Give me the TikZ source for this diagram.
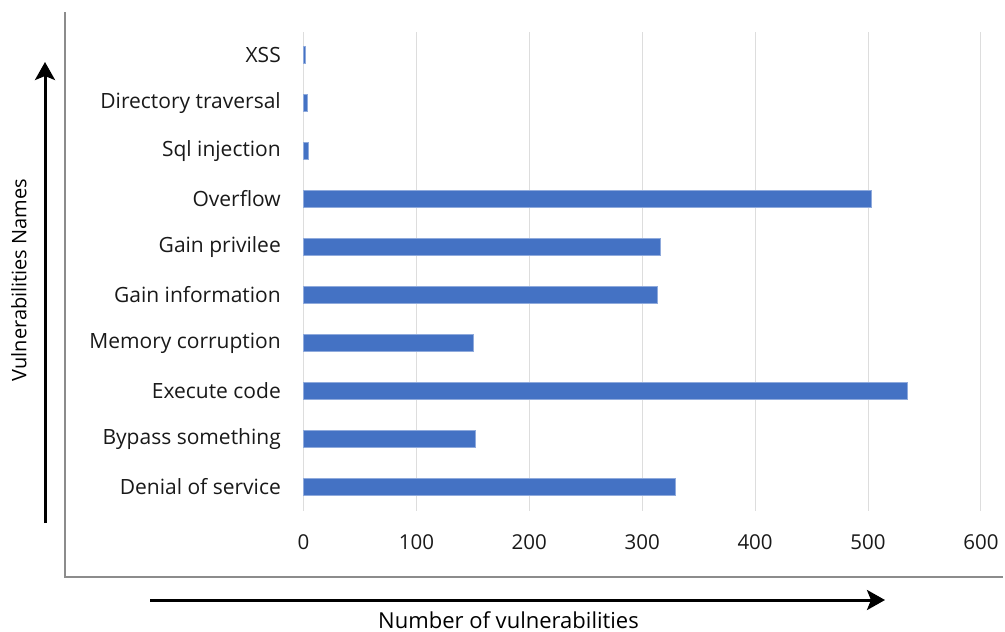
\documentclass[tikz,border=0pt]{standalone}
\usepackage{fontspec}
\setmainfont{Open Sans}
\usetikzlibrary{arrows.meta}
\definecolor{barblue}{HTML}{4472C4}
\definecolor{gridgray}{HTML}{DDDDDD}
\definecolor{framegray}{HTML}{8C8C8C}
\tikzset{
  bar/.style={fill=barblue, draw=barblue!60!white, line width=0.6pt},
  catlabel/.style={anchor=east, inner sep=0pt, text=black!90, font=\fontsize{21}{24}\selectfont},
  ticklabel/.style={inner sep=0pt, text=black!90, font=\fontsize{20.5}{24}\selectfont},
  axisarrow/.style={line width=3pt, -{Stealth[length=18pt,width=20pt,inset=4pt]}}
}

\begin{document}
\begin{tikzpicture}[x=1pt,y=-1pt]
\useasboundingbox (0,0) rectangle (1005,632);
% chart frame
\draw[framegray, line width=1.5pt] (65,12) -- (65,577) -- (1003,577);
% grid and ticks
\foreach \v in {0,100,...,600} {
  \draw[gridgray, line width=1pt] ({303.5+1.129*\v},32) -- ({303.5+1.129*\v},511);
  \node[ticklabel] (tick\v) at ({303.5+1.129*\v},542) {\v};
}
% bars
\foreach \i/\txt/\val in {0/XSS/1.5, 1/Directory traversal/3.5, 2/Sql injection/4.5, 3/Overflow/503, 4/Gain privilee/316, 5/Gain information/313.5, 6/Memory corruption/150.5, 7/Execute code/534.5, 8/Bypass something/152, 9/Denial of service/329} {
  \node[catlabel] (cat\i) at (281,{55+48*\i}) {\txt};
  \draw[bar] (303.5,{46.5+48*\i}) rectangle ({303.5+1.129*\val},{63.5+48*\i});
}
% axis arrows
\coordinate (ybot) at (45,523);
\coordinate (ytop) at (45,62);
\draw[axisarrow] (ybot) -- (ytop);
\node[rotate=90, inner sep=0pt, font=\fontsize{20}{24}\selectfont] (ylab) at (19,280) {Vulnerabilities Names};
\coordinate (xleft) at (150,600);
\coordinate (xright) at (885,600);
\draw[axisarrow] (xleft) -- (xright);
\node[inner sep=0pt, font=\fontsize{22}{26}\selectfont] (xlab) at (508.5,620) {Number of vulnerabilities};
\end{tikzpicture}
\end{document}
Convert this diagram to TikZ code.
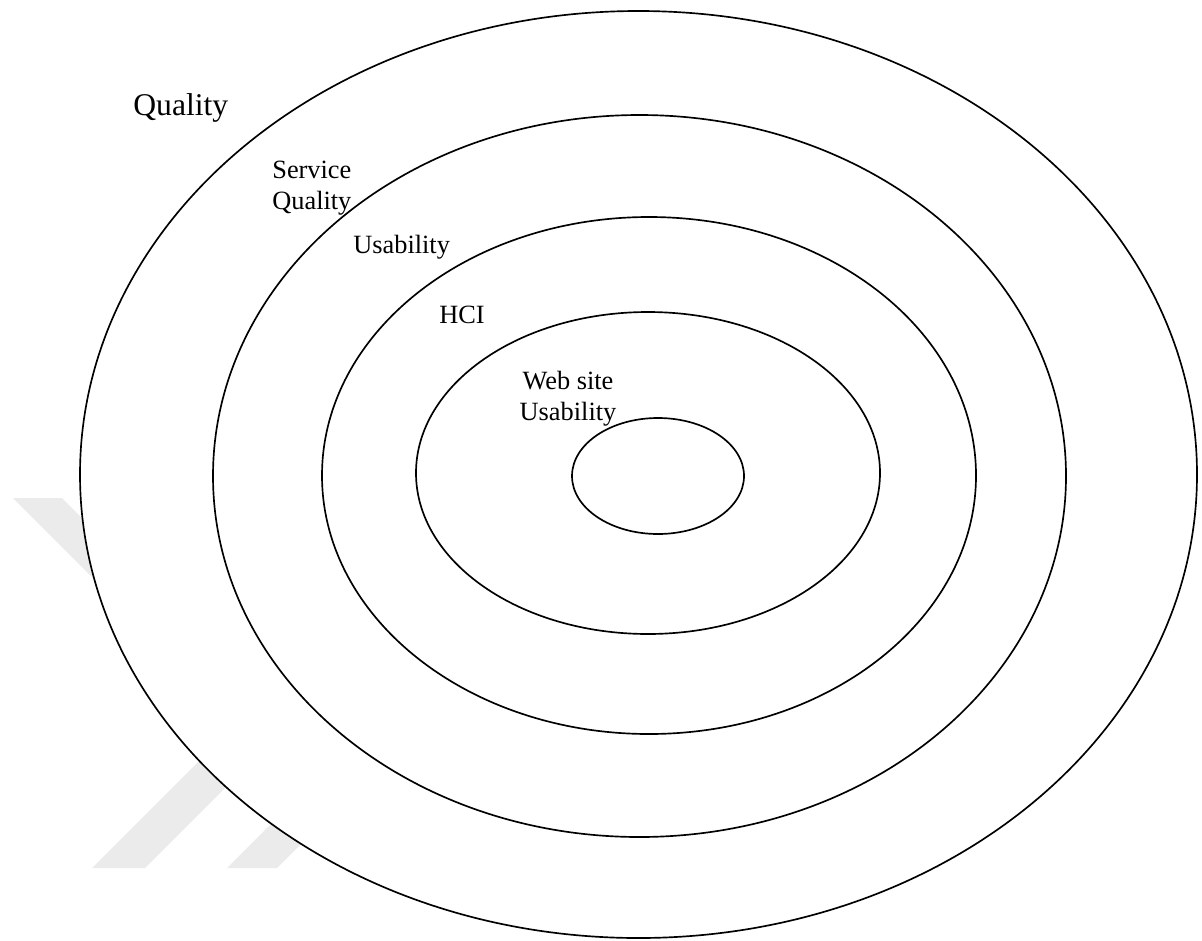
\documentclass[tikz,border=0pt]{standalone}
\usepackage{fontspec}
\setmainfont{Liberation Serif}
\begin{document}
\begin{tikzpicture}[x=0.02cm,y=0.02cm,
  ring/.style={line width=0.95pt,draw=black},
  wmark/.style={fill=black!8,draw=none},
  biglabel/.style={inner sep=0pt,anchor=base west,font=\fontsize{18}{21}\selectfont},
  label/.style={inner sep=0pt,font=\fontsize{15}{17.6}\selectfont}]
\useasboundingbox (0,0) rectangle (1202,-940);
% faint watermark strokes behind the rings
\fill[wmark] (13,-498) -- (62,-498) -- (212,-648) -- (163,-648) -- cycle;
\fill[wmark] (92,-868) -- (145,-868) -- (295,-718) -- (242,-718) -- cycle;
\fill[wmark] (227,-868) -- (277,-868) -- (427,-718) -- (377,-718) -- cycle;
\fill[wmark] (893,-868) -- (940,-868) -- (790,-718) -- (743,-718) -- cycle;
% rings
\filldraw[ring,fill=white] (638.5,-474.5) ellipse [x radius=558.5, y radius=463.5];
\draw[ring] (639.5,-476) ellipse [x radius=426.5, y radius=361];
\draw[ring] (649,-475.5) ellipse [x radius=327, y radius=258.5];
\draw[ring] (648,-473) ellipse [x radius=232, y radius=161];
\draw[ring] (658,-476) ellipse [x radius=86, y radius=58];
% labels
\node[biglabel] (quality) at (133,-115) {Quality};
\node[label,anchor=base west,align=left] (service) at (272,-209) {Service\\Quality};
\node[label,anchor=base west] (usability) at (353,-253) {Usability};
\node[label,anchor=base west] (hci) at (439,-323) {HCI};
\node[label,anchor=base,align=center] (web) at (568,-420) {Web site\\Usability};
\end{tikzpicture}
\end{document}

━━━

▶ [DIRECTIONS FOR THIS TASK] All of the entries above should be duplicated exactly, except for the pictures.

▶ [SOLUTION BELOW]
Give me the TikZ source for this diagram.
\documentclass[tikz,border=0pt]{standalone}
\usepackage{fontspec}
\setmainfont{Open Sans}
\usetikzlibrary{arrows.meta}
\definecolor{barblue}{HTML}{4472C4}
\definecolor{gridgray}{HTML}{DDDDDD}
\definecolor{framegray}{HTML}{8C8C8C}
\tikzset{
  bar/.style={fill=barblue, draw=barblue!60!white, line width=0.6pt},
  catlabel/.style={anchor=east, inner sep=0pt, text=black!90, font=\fontsize{21}{24}\selectfont},
  ticklabel/.style={inner sep=0pt, text=black!90, font=\fontsize{20.5}{24}\selectfont},
  axisarrow/.style={line width=3pt, -{Stealth[length=18pt,width=20pt,inset=4pt]}}
}

\begin{document}
\begin{tikzpicture}[x=1pt,y=-1pt]
\useasboundingbox (0,0) rectangle (1005,632);
% chart frame
\draw[framegray, line width=1.5pt] (65,12) -- (65,577) -- (1003,577);
% grid and ticks
\foreach \v in {0,100,...,600} {
  \draw[gridgray, line width=1pt] ({303.5+1.129*\v},32) -- ({303.5+1.129*\v},511);
  \node[ticklabel] (tick\v) at ({303.5+1.129*\v},542) {\v};
}
% bars
\foreach \i/\txt/\val in {0/XSS/1.5, 1/Directory traversal/3.5, 2/Sql injection/4.5, 3/Overflow/503, 4/Gain privilee/316, 5/Gain information/313.5, 6/Memory corruption/150.5, 7/Execute code/534.5, 8/Bypass something/152, 9/Denial of service/329} {
  \node[catlabel] (cat\i) at (281,{55+48*\i}) {\txt};
  \draw[bar] (303.5,{46.5+48*\i}) rectangle ({303.5+1.129*\val},{63.5+48*\i});
}
% axis arrows
\coordinate (ybot) at (45,523);
\coordinate (ytop) at (45,62);
\draw[axisarrow] (ybot) -- (ytop);
\node[rotate=90, inner sep=0pt, font=\fontsize{20}{24}\selectfont] (ylab) at (19,280) {Vulnerabilities Names};
\coordinate (xleft) at (150,600);
\coordinate (xright) at (885,600);
\draw[axisarrow] (xleft) -- (xright);
\node[inner sep=0pt, font=\fontsize{22}{26}\selectfont] (xlab) at (508.5,620) {Number of vulnerabilities};
\end{tikzpicture}
\end{document}
Convert this diagram to TikZ code.
\documentclass[tikz,border=0pt]{standalone}
\usepackage{fontspec}
\setmainfont{Liberation Serif}
\begin{document}
\begin{tikzpicture}[x=0.02cm,y=0.02cm,
  ring/.style={line width=0.95pt,draw=black},
  wmark/.style={fill=black!8,draw=none},
  biglabel/.style={inner sep=0pt,anchor=base west,font=\fontsize{18}{21}\selectfont},
  label/.style={inner sep=0pt,font=\fontsize{15}{17.6}\selectfont}]
\useasboundingbox (0,0) rectangle (1202,-940);
% faint watermark strokes behind the rings
\fill[wmark] (13,-498) -- (62,-498) -- (212,-648) -- (163,-648) -- cycle;
\fill[wmark] (92,-868) -- (145,-868) -- (295,-718) -- (242,-718) -- cycle;
\fill[wmark] (227,-868) -- (277,-868) -- (427,-718) -- (377,-718) -- cycle;
\fill[wmark] (893,-868) -- (940,-868) -- (790,-718) -- (743,-718) -- cycle;
% rings
\filldraw[ring,fill=white] (638.5,-474.5) ellipse [x radius=558.5, y radius=463.5];
\draw[ring] (639.5,-476) ellipse [x radius=426.5, y radius=361];
\draw[ring] (649,-475.5) ellipse [x radius=327, y radius=258.5];
\draw[ring] (648,-473) ellipse [x radius=232, y radius=161];
\draw[ring] (658,-476) ellipse [x radius=86, y radius=58];
% labels
\node[biglabel] (quality) at (133,-115) {Quality};
\node[label,anchor=base west,align=left] (service) at (272,-209) {Service\\Quality};
\node[label,anchor=base west] (usability) at (353,-253) {Usability};
\node[label,anchor=base west] (hci) at (439,-323) {HCI};
\node[label,anchor=base,align=center] (web) at (568,-420) {Web site\\Usability};
\end{tikzpicture}
\end{document}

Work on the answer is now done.